You know why it's so scary to get back up and try this again? Because where I left off, others have far surpassed me. I know you know what that is like - you don't like to admit it but you do. When you feel passed by and wonder what the point is in finishing a race when you are already so behind.

Culture says size is significance. The size of your house, your bank account, your business, your GPA, your platform...the bigger the better. 

This morning I took a long hard look at how much my platform has shrunk. Which is not something I should admit. I should make it seem like things are growing and bustling...but that's not what our relationship is about. It isn't about image or impressive spins on things. 

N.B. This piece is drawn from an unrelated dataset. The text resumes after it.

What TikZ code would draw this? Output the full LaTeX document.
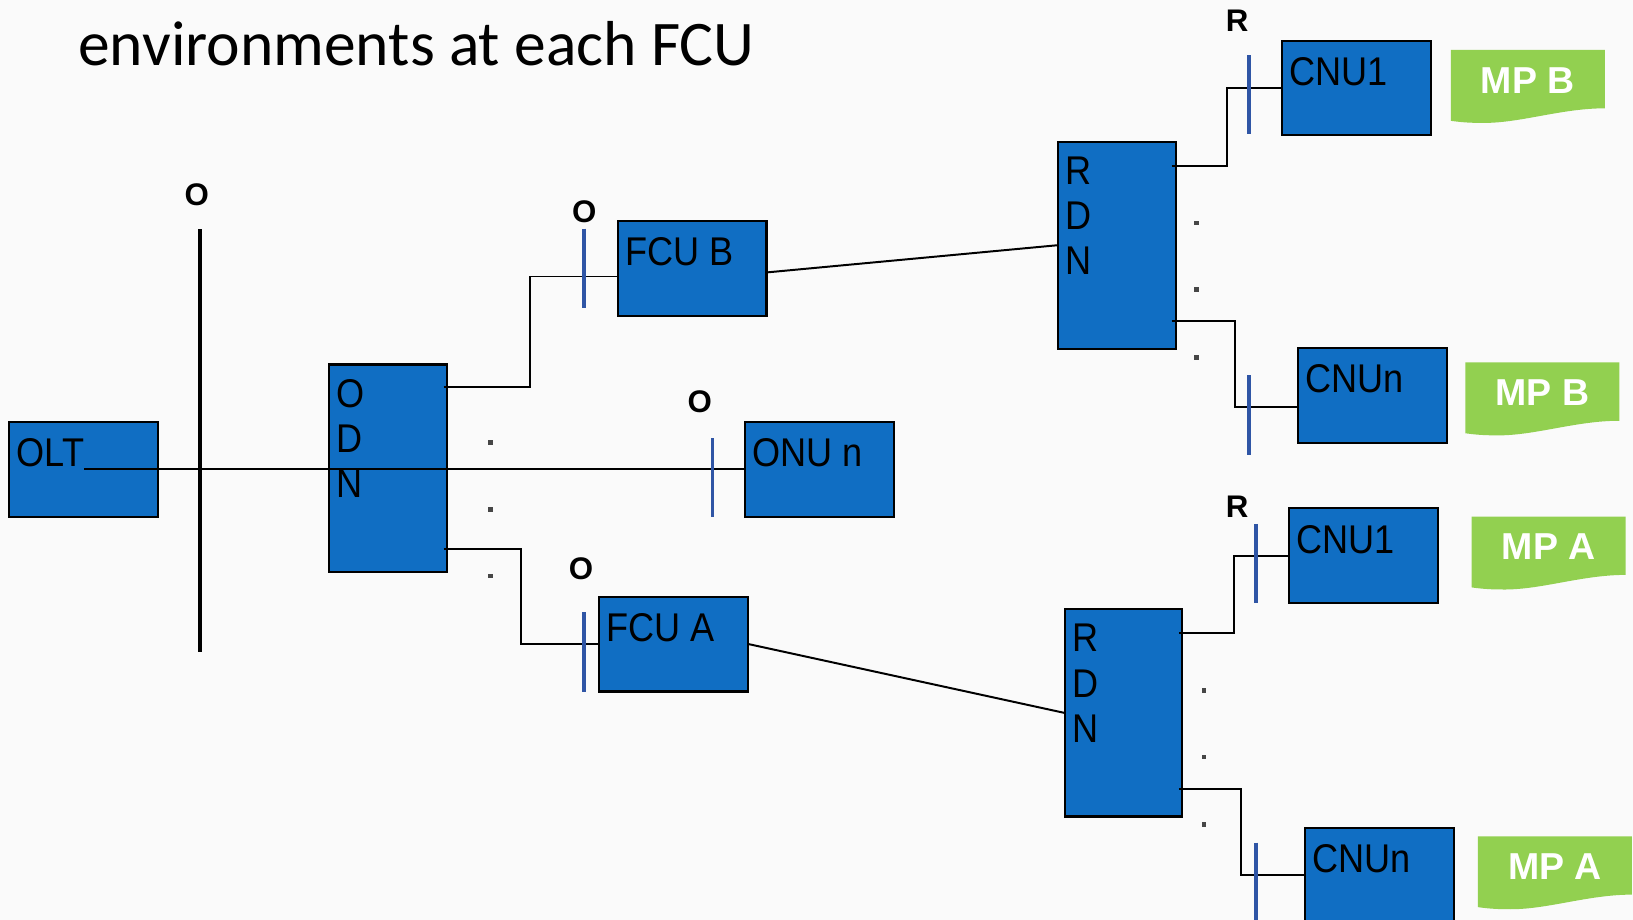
\documentclass[tikz,border=0pt]{standalone}
\usepackage{fontspec}
\setmainfont{Liberation Sans}
\newfontfamily\titlefont{Carlito}
\newfontfamily\boxfont[FakeStretch=0.9]{Liberation Sans}
\usetikzlibrary{calc}

\definecolor{unitblue}{RGB}{16,110,195}
\definecolor{refblue}{RGB}{47,85,165}
\definecolor{taggreen}{RGB}{146,208,80}
\definecolor{dotgray}{RGB}{70,70,70}
\definecolor{paper}{RGB}{250,250,250}

\tikzset{
  unit/.style={draw=black, line width=2pt, fill=unitblue, inner sep=0pt,
    anchor=north west, minimum width=143pt, minimum height=91pt},
  splitter/.style={unit, minimum width=113pt, minimum height=199pt},
  unittext/.style={font=\boxfont\fontsize{38.5}{38.5}\selectfont, anchor=base west,
    inner sep=0pt, text=black},
  link/.style={line width=1.9pt, black},
  bus/.style={line width=4.5pt, black},
  refmark/.style={line width=3.5pt, refblue},
  reflabel/.style={font=\bfseries\fontsize{30}{30}\selectfont, inner sep=0pt},
  tagtext/.style={font=\bfseries\fontsize{36}{36}\selectfont, text=white, inner sep=0pt},
  gap/.style={rectangle, fill=dotgray, minimum size=4.5pt, inner sep=0pt},
}

% green banner with a wavy lower edge: #1 name, #2 left, #3 top, #4 text
\newcommand\mptag[4]{%
  \fill[taggreen] (#2,#3) -- (#2+148,#3) -- (#2+148,#3+56)
    .. controls (#2+105,#3+56) and (#2+65,#3+71) .. (#2+28,#3+70)
    .. controls (#2+16,#3+70) and (#2+7,#3+69) .. (#2,#3+68) -- cycle;
  \node[tagtext] (#1) at (#2+74,#3+29) {#4};
}

\begin{document}
\begin{tikzpicture}[x=1pt, y=-1pt]
\fill[paper] (0,0) rectangle (1568,883);
\useasboundingbox (0,0) rectangle (1568,883);

\node[font=\titlefont\fontsize{61}{61}\selectfont, anchor=base west, inner sep=0pt]
  (title) at (75,63) {environments at each FCU};

% units
\node[unit] (olt) at (8,404) {};
\node[splitter] (odn) at (315,349) {};
\node[unit] (fcub) at (592,211) {};
\node[unit] (onun) at (714,404) {};
\node[unit] (fcua) at (574,572) {};
\node[splitter] (rdnb) at (1015,135) {};
\node[splitter, minimum width=112pt] (rdna) at (1022,584) {};
\node[unit] (cnu1b) at (1230,38) {};
\node[unit] (cnunb) at (1245,333) {};
\node[unit] (cnu1a) at (1237,487) {};
\node[unit] (cnuna) at (1252,794) {};

% unit captions
\node[unittext] (olt-t) at ($(olt.north west)+(8,44)$) {OLT};
\node[unittext] (fcub-t) at ($(fcub.north west)+(8,44)$) {FCU B};
\node[unittext] (onun-t) at ($(onun.north west)+(8,44)$) {ONU n};
\node[unittext] (fcua-t) at ($(fcua.north west)+(8,44)$) {FCU A};
\node[unittext] (cnu1b-t) at ($(cnu1b.north west)+(8,44)$) {CNU1};
\node[unittext] (cnunb-t) at ($(cnunb.north west)+(8,44)$) {CNUn};
\node[unittext] (cnu1a-t) at ($(cnu1a.north west)+(8,44)$) {CNU1};
\node[unittext] (cnuna-t) at ($(cnuna.north west)+(8,44)$) {CNUn};
\foreach \c [count=\i from 0] in {O,D,N}
  \node[unittext] (odn-\i) at ($(odn.north west)+(8,42+43.5*\i)$) {\c};
\foreach \c [count=\i from 0] in {R,D,N}{
  \node[unittext] (rdnb-\i) at ($(rdnb.north west)+(8,42+43.5*\i)$) {\c};
  \node[unittext] (rdna-\i) at ($(rdna.north west)+(8,42+43.5*\i)$) {\c};
}

% trunk through the reference plane
\coordinate (olt-out) at ($(olt.west)+(73,0)$);
\draw[link] (olt-out) -- (onun.west);
\coordinate (bus-top) at (192,220);
\coordinate (bus-bot) at (192,626);
\draw[bus] (bus-top) -- (bus-bot);
\node[reflabel] (bus-o) at (189,187) {O};

% ODN branches
\coordinate (odn-up) at ($(odn.north east)+(-4,23)$);
\coordinate (odn-dn) at ($(odn.north east)+(-4,178)$);
\draw[link] (odn-up) -- ++(83,0) |- ($(fcub.west)+(0,8)$);
\draw[link] (odn-dn) -- ++(74,0) |- (fcua.west);
\draw[link] ($(fcub.east)+(0,4)$) -- (rdnb.west);
\draw[link] (fcua.east) -- (rdna.west);

% RDN branches
\draw[link] ($(rdnb.north east)+(-5,24)$) -- ++(53,0) |- (cnu1b.west);
\draw[link] ($(rdnb.north east)+(-5,173)$) -- ++(61,0) |- ($(cnunb.west)+(0,11)$);
\draw[link] ($(rdna.north east)+(-4,24)$) -- ++(53,0) |- (cnu1a.west);
\draw[link] ($(rdna.north east)+(-4,174)$) -- ++(60,0) |- (cnuna.west);

% reference points
\draw[refmark] ($(fcub.west)+(-31,-38)$) -- ($(fcub.west)+(-31,38)$);
\draw[refmark] ($(onun.west)+(-30,-29.5)$) -- ($(onun.west)+(-30,45.5)$);
\draw[refmark] ($(fcua.west)+(-13,-30.5)$) -- ($(fcua.west)+(-13,45.5)$);
\draw[refmark] ($(cnu1b.west)+(-31,-31.5)$) -- ($(cnu1b.west)+(-31,44.5)$);
\draw[refmark] ($(cnunb.west)+(-46,-19)$) -- ($(cnunb.west)+(-46,57)$);
\draw[refmark] ($(cnu1a.west)+(-31,-30.5)$) -- ($(cnu1a.west)+(-31,45.5)$);
\draw[refmark] ($(cnuna.west)+(-46,-31.5)$) -- ($(cnuna.west)+(-46,48)$);
\node[reflabel] (fcub-o) at (561,203) {O};
\node[reflabel] (onun-o) at (672,386) {O};
\node[reflabel] (fcua-o) at (558,546) {O};
\node[reflabel] (cnu1b-r) at (1188,20) {R};
\node[reflabel] (cnu1a-r) at (1188,487) {R};

% ellipsis dots beside the splitters
\foreach \y [count=\i] in {425,489,553} \node[gap] (odn-gap\i) at (471,\y) {};
\foreach \y [count=\i] in {214,278,343} \node[gap] (rdnb-gap\i) at (1149,\y) {};
\foreach \y [count=\i] in {663,727,792} \node[gap] (rdna-gap\i) at (1156,\y) {};

% management-plane banners
\mptag{mpb1}{1393}{48}{MP B}
\mptag{mpb2}{1407}{348}{MP B}
\mptag{mpa1}{1413}{496}{MP A}
\mptag{mpa2}{1419}{803}{MP A}
\end{tikzpicture}
\end{document}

This space is about us. You and me. The ups, downs and all-arounds that we are on. Sometimes we surge ahead and other times we fall behind. But we are in this together. Cheering each other on and reminding ourselves in the process that these things we carry are not what makes us matter. 

Teach the kids in the class.

File the paperwork that feels trivial.

Love the stranger that will never know your name.

Fall in love with the same person over and over instead of chasing new and shiny love affairs.

We may not look impressive or fancy. No one may be pounding down our doors for us to endorse anything. But we don't care. 

We are back at this. Back and better than ever because we are owning the ground our feet are currently standing on and choosing to say its good. 

I am back at blogging, writing biweekly(isn) email newsletters. I'm not selling you anything fancy or making big promises. Just extending a hand saying I think your race matters.

Finishing first isn't nearly as important as finishing. So cheers to us as we get back at it. Not pursing the hustle as much as the holy. The things we were made to do rather than the things we think we need to do in order to matter.

I see you. You matter. No shame in small moments. I think you are legendary right where you are.